Plus loin un simple dessin sur une page de bloc-note, laisse entrevoir une rame de métro, une tête de mort, un B-Boy (personne qui danse le break), figures récurrentes de l’oeuvre de cet artiste mort du sida en 1998 et considéré par ses pairs comme le « Style master general ».
Le visiteur découvrira aussi les couleurs vives de Lady Pink, un des femmes du mouvement, la distorsion maximum des lettres par Phase 2, les toiles figuratives et abstraites de Lee Quinones.
Un cabinet spécial est consacré à RAMMELZ ZZ, graffeur très inspiré par l’ésotérisme, accumulateur de multiples objets dans son loft de Manhattan.
Dans un coin, une veste en cuir est taguée par Keith Haring et d’autres graffeurs célèbres de cette époque. Des photos de Martha Cooper et de Henry Chalfant permettent de revoir les créations éphémères sur les rames de métro, des portraits de groupe, l’atmosphère de cette époque particulière dans l’East Village.
En plus d’être l’écrin de cette collection exceptionnelle, le château de Forbin sera aussi une résidence d’artistes. L’Américain Rick Prol, figure de l’East Village, sera le premier à habiter ce lieu méditerranéen à l’automne.
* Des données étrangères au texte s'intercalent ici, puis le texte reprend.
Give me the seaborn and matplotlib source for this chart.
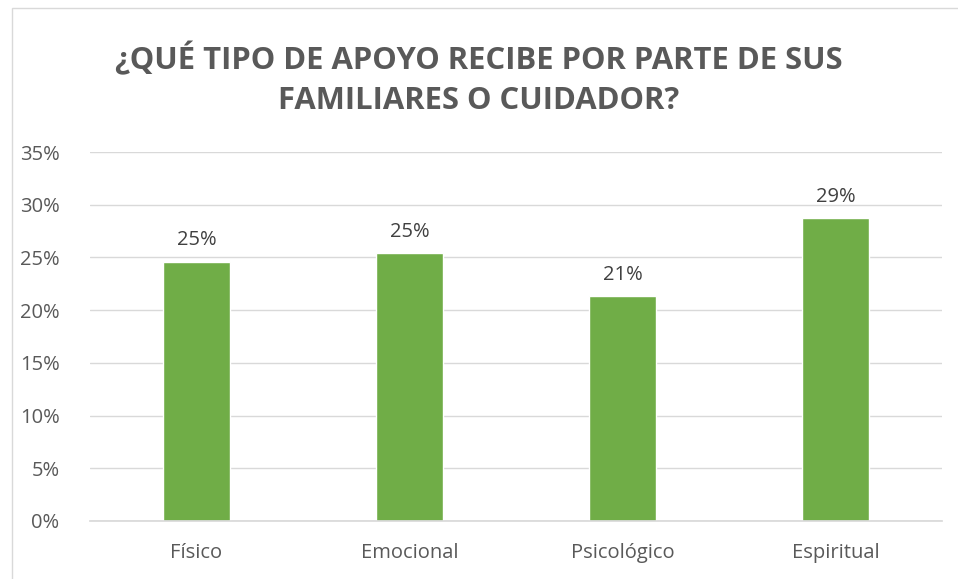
import pandas as pd
import seaborn as sns
import matplotlib.pyplot as plt
from matplotlib.patches import Rectangle
from matplotlib.ticker import PercentFormatter

categories = ["Físico", "Emocional", "Psicológico", "Espiritual"]
values = [24.6, 25.4, 21.3, 28.7]
title = "¿QUÉ TIPO DE APOYO RECIBE POR PARTE DE SUS\nFAMILIARES O CUIDADOR?"

df = pd.DataFrame({"tipo": categories, "pct": values})

sns.set_theme(style="white")
plt.rcParams['font.family'] = ['Open Sans', 'DejaVu Sans']

fig = plt.figure(figsize=(9.58, 5.79), dpi=100)
ax = fig.add_axes([90 / 958, 1 - 521 / 579, 852 / 958, 369 / 579])

sns.barplot(data=df, x="tipo", y="pct", color="#70AD47", width=0.315,
            saturation=1, ax=ax)

for i, v in enumerate(values):
    ax.text(i, v + 1.1, f"{v:.0f}%", ha="center", va="bottom",
            fontsize=14.5, color="#404040")

ax.set_ylim(0, 35)
ax.set_yticks(range(0, 36, 5))
ax.yaxis.set_major_formatter(PercentFormatter(decimals=0))
ax.grid(axis="y", color="#D9D9D9", linewidth=1)
ax.set_axisbelow(True)
for s in ["top", "right", "left"]:
    ax.spines[s].set_visible(False)
ax.spines["bottom"].set_color("#D9D9D9")
ax.tick_params(axis="both", labelsize=14.5, labelcolor="#595959", length=0)
ax.tick_params(axis="x", pad=16)
ax.tick_params(axis="y", pad=22)
ax.set_xlabel("")
ax.set_ylabel("")

fig.text(0.5, 1 - 79 / 579, title, ha="center", va="center", fontsize=22.3,
         fontweight="bold", color="#595959", linespacing=1.45)

fig.patches.append(Rectangle((12 / 958, -0.01), 1, 1 - 8 / 579 + 0.01,
                             transform=fig.transFigure, fill=False,
                             edgecolor="#D9D9D9", linewidth=1))

fig.savefig("out.png", dpi=100)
« On veut un lieu de partage », insiste Caroline Pozzo di Borgo en rappelant que Marseille, ville métissée et portuaire « a toujours accueilli les artistes » et entretenu « un rapport avec les Etats-Unis ». Clin d’œil implicite à Varian Fry, le « Schindler américain » qui débarqua à Marseille en 1940 et sauvera quelque 2.000 personnes, dont les peintres Marc Chagall et Max Ernst.